Although in the Netherlands many projects have resulted in an improvement in communication between the OHP and the GP, there is still a need for better communication and agreement . As sick-listed employees with severe MUPS are at increased risk for lasting disabilities and health-related jobloss, their OHPs should make extra effort to prevent this as much as possible . Treating physicians have difficulties with regard to increased medical consumption and communicating with these patients. Hopefully, the results of this study will stimulate the boards of especially OHPs and GPs to make extra efforts to achieve better communication concerning patients with severe MUPS.
OHPs and GPs must focus more on the functioning of employees with severe MUPS. This is in accordance with the decision made in the United Kingdom for GPs to write 'fit for work notes' instead of sick notes [29, 30]. This was done because employees with common mental disorders are helped more by returning to (adjusted) work as soon as they can, than by remaining inactive. This is also in line with the existing evidence concerning effective methods of treatment for patients with severe MUPS [11, 12]: cognitive behavorial treatment, graded activity, and communication and casement rules. Cognitive behavorial treatment  helps patients with severe MUPS not by focusing on the (somatic) causes of their symptoms, but on helping them to handle consequences such as inactivity, isolation, etc. Graded activity focuses on a stepwise increase in activity. Communication and casement rules in consultation letters focus on empathy from the treating physician, explaining the findings, and preventing medicalisation, and this policy also results in improvement in physical functioning .
Implications for research
First, in order to formulate criteria for interventions, longitudinal research is needed to investigate the determinants of return to work in employees with severe MUPS, including their psychiatric co-morbidity and the work characteristics.
Additional research is needed to find out how the diagnostic competence of OHPs can be improved. In our opinion, the first step would be to train OHPs (in diagnosis, guidelines and communication) and provide them with diagnostic tools, such as the PHQ. In a second step the quality of the diagnosis can be improved by increasing the possibilities for OHPs to consult a psychiatrist and improving communication with GPs and other attending physicians. Finally, more research is needed to determine how these steps can be made feasible to occupational health care. A good example from primary care is the provision of collaborative care for depressed patients . Qualitative research will also be useful to identify what are the needs of the sick-listed employee with MUPS, in terms of symptoms, functioning, and return to work.

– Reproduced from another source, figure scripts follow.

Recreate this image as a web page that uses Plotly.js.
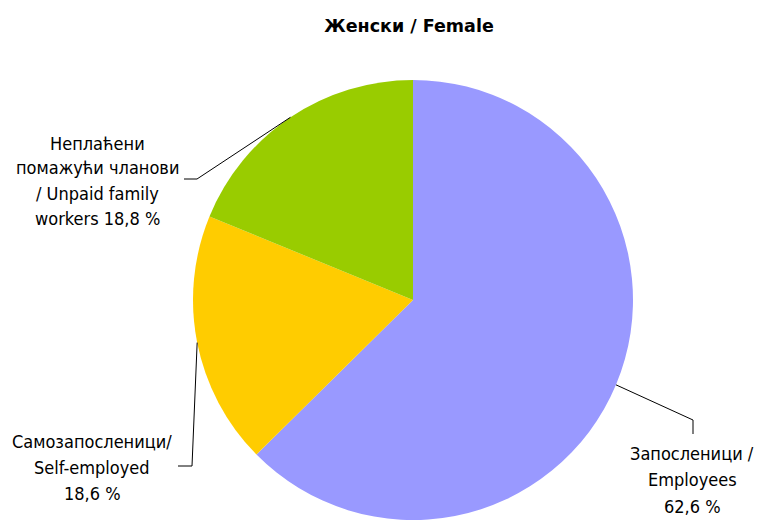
<!DOCTYPE html>
<html>
<head>
<meta charset="utf-8">
<script src="https://cdn.plot.ly/plotly-3.0.1.min.js"></script>
<style>
  body { margin: 0; background: #fff; }
  #chart { width: 763px; height: 520px; }
</style>
</head>
<body>
<div id="chart"></div>
<script>
// data
var categories = ['Запосленици / Employees', 'Самозапосленици/ Self-employed', 'Неплаћени помажући чланови / Unpaid family workers'];
var shares = [62.6, 18.6, 18.8];
var labelLines = [
    ['Запосленици /', 'Employees', '62,6 %'],
    ['Самозапосленици/', 'Self-employed', '18,6 %'],
    ['Неплаћени', 'помажући чланови', '/ Unpaid family', 'workers 18,8 %']
];
var colors = ['#9999FF', '#FFCC00', '#99CC00'];

var W = 763, H = 520;
var cx = 413, cy = 300, r = 220;

// label layout: centre x, first line y, line step, leader elbow and end (pixels)
var labelPos = [
    { x: 692, y: 453, step: 26.5, elbow: [693, 420], end: [693, 434] },
    { x: 92, y: 441, step: 26, elbow: [192, 466], end: [178, 466] },
    { x: 97, y: 143, step: 25, elbow: [197, 179], end: [184, 179] }
];

function px(x) { return x / W; }
function py(y) { return 1 - y / H; }

var font = '"DejaVu Sans Condensed", "DejaVu Sans", sans-serif';

var annotations = [];
var shapes = [];
var total = shares.reduce(function (a, b) { return a + b; }, 0);
var cum = 0;
shares.forEach(function (v, i) {
    var mid = (cum + v / 2) / total * 2 * Math.PI;
    cum += v;
    var ex = cx + r * Math.sin(mid);
    var ey = cy - r * Math.cos(mid);
    var p = labelPos[i];
    shapes.push({
        type: 'path', xref: 'paper', yref: 'paper',
        path: 'M' + px(ex) + ',' + py(ey) + ' L' + px(p.elbow[0]) + ',' + py(p.elbow[1]) +
              ' L' + px(p.end[0]) + ',' + py(p.end[1]),
        line: { color: '#000', width: 1 }
    });
    labelLines[i].forEach(function (t, k) {
        annotations.push({
            xref: 'paper', yref: 'paper', x: px(p.x), y: py(p.y + k * p.step),
            xanchor: 'center', yanchor: 'middle', showarrow: false,
            text: t, font: { family: font, size: 18, color: '#000' }
        });
    });
});

var trace = {
    type: 'pie',
    labels: categories,
    values: shares,
    sort: false,
    direction: 'clockwise',
    rotation: 0,
    marker: { colors: colors, line: { width: 0 } },
    textinfo: 'none',
    hoverinfo: 'label+percent',
    showlegend: false,
    domain: { x: [(cx - r) / W, (cx + r) / W], y: [0, 2 * r / H] }
};

var layout = {
    width: W, height: H,
    margin: { l: 0, r: 0, t: 0, b: 0 },
    paper_bgcolor: '#fff',
    showlegend: false,
    title: {
        text: '<b>Женски / Female</b>',
        font: { family: 'DejaVu Sans, sans-serif', size: 17.5, color: '#000' },
        x: px(409), xanchor: 'center', y: py(26), yanchor: 'middle'
    },
    annotations: annotations,
    shapes: shapes
};

Plotly.newPlot('chart', [trace], layout, { displayModeBar: false, staticPlot: true });
</script>
</body>
</html>
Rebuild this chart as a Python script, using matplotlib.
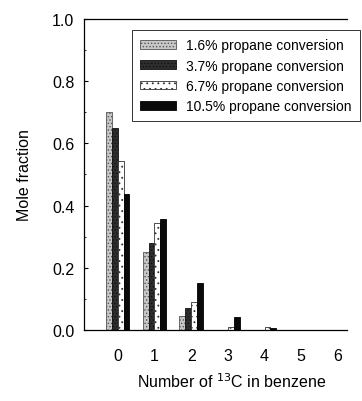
import numpy as np
import matplotlib
matplotlib.use('Agg')
import matplotlib.pyplot as plt

plt.rcParams['font.family'] = ['Liberation Sans', 'DejaVu Sans']
plt.rcParams['hatch.linewidth'] = 0.6

# number of 13C atoms in benzene
n13c = [0, 1, 2, 3, 4, 5, 6]

# mole fractions for each propane conversion
conv_1_6 = [0.700, 0.250, 0.043, 0.000, 0.000, 0.0, 0.0]
conv_3_7 = [0.649, 0.280, 0.070, 0.000, 0.000, 0.0, 0.0]
conv_6_7 = [0.542, 0.343, 0.089, 0.010, 0.008, 0.0, 0.0]
conv_10_5 = [0.438, 0.357, 0.150, 0.040, 0.005, 0.0, 0.0]

labels = ['1.6% propane conversion', '3.7% propane conversion',
          '6.7% propane conversion', '10.5% propane conversion']
series = [conv_1_6, conv_3_7, conv_6_7, conv_10_5]

styles = [
    dict(facecolor='#c8c8c8', edgecolor='#555555', hatch='.....'),
    dict(facecolor='#2e2e2e', edgecolor='#111111', hatch='.....'),
    dict(facecolor='white', edgecolor='#333333', hatch='...'),
    dict(facecolor='#0a0a0a', edgecolor='black', hatch=''),
]

fig = plt.figure(figsize=(3.62, 4.02), dpi=100)
ax = fig.add_axes([0.232, 0.177, 0.727, 0.773])

x = np.array(n13c)
width = 0.16
offsets = [-1.5 * width, -0.5 * width, 0.5 * width, 1.5 * width]
for vals, lab, st, off in zip(series, labels, styles, offsets):
    ax.bar(x + off, vals, width, label=lab, linewidth=0.6, **st)

ax.set_xlim(-0.92, 6.25)
ax.set_ylim(0, 1.0)
ax.set_yticks(np.arange(0, 1.01, 0.2))
ax.set_yticks(np.arange(0.1, 1.0, 0.2), minor=True)
ax.set_yticklabels(['0.0', '0.2', '0.4', '0.6', '0.8', '1.0'])
ax.set_xticks(n13c)
ax.tick_params(axis='y', which='major', direction='in', length=3, labelsize=11.5, pad=7)
ax.tick_params(axis='y', which='minor', direction='in', length=1.5)
ax.tick_params(axis='x', length=0, labelsize=11.5, pad=13)

ax.spines['right'].set_visible(False)
for s in ['left', 'bottom', 'top']:
    ax.spines[s].set_linewidth(0.9)

ax.set_ylabel('Mole fraction', fontsize=11.5)
ax.yaxis.set_label_coords(-0.198, 0.5)
ax.set_xlabel('Number of $^{13}$C in benzene', fontsize=11.5)
ax.xaxis.set_label_coords(0.56, -0.135)

leg = ax.legend(loc='upper right', bbox_to_anchor=(360 / 362, 1 - 31 / 402),
                bbox_transform=fig.transFigure, fontsize=10,
                frameon=True, fancybox=False, edgecolor='black',
                handlelength=2.6, handleheight=0.6, borderpad=0.6,
                labelspacing=0.45, handletextpad=0.7, borderaxespad=0)
leg.get_frame().set_linewidth(0.7)

fig.savefig('out.png', dpi=100)
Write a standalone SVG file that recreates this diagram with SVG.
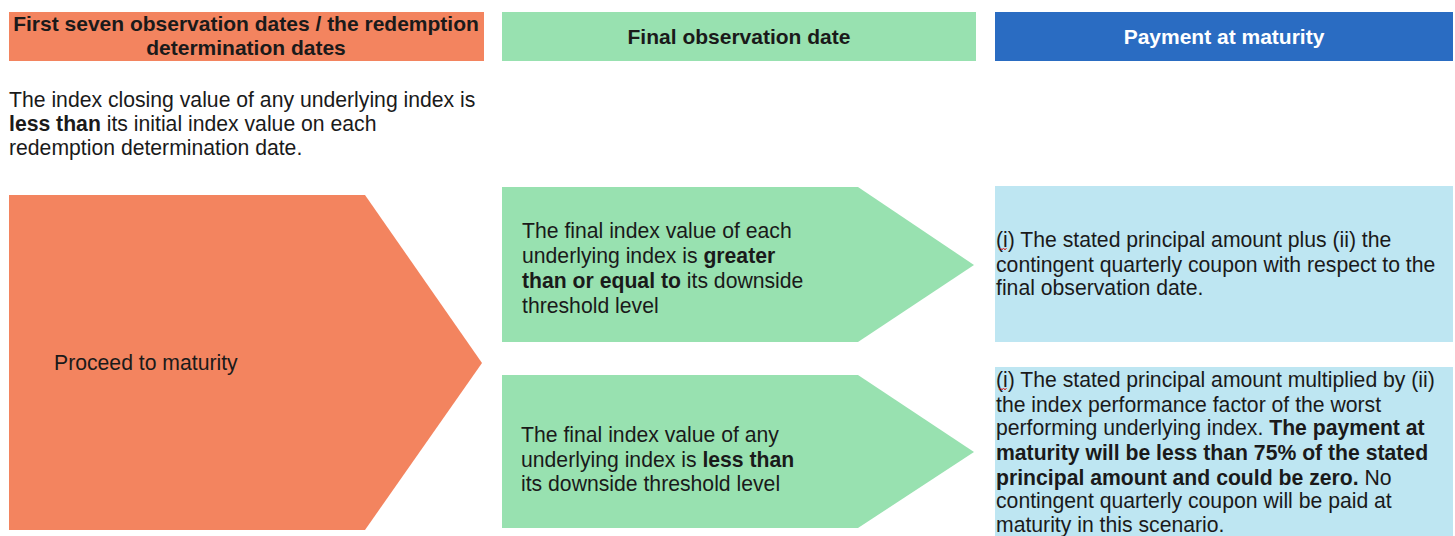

MUPS and associated limitations in functioning lead to a few, but important task difficulties for OHPs: they have diagnostic uncertainty and experience interference in their tasks from the diagnostic activities and treatment provided by treating physicians. Better recognition of severe MUPS and combining improvement of functioning and the return to work process with the diagnostic and treatment activities of the the treating physicians, are aspects that can be improved. There is a need for further training of OHPs, better communication with the GP, and easier access to the expertise of psychiatrists, psychologists and multidisciplinary treatment.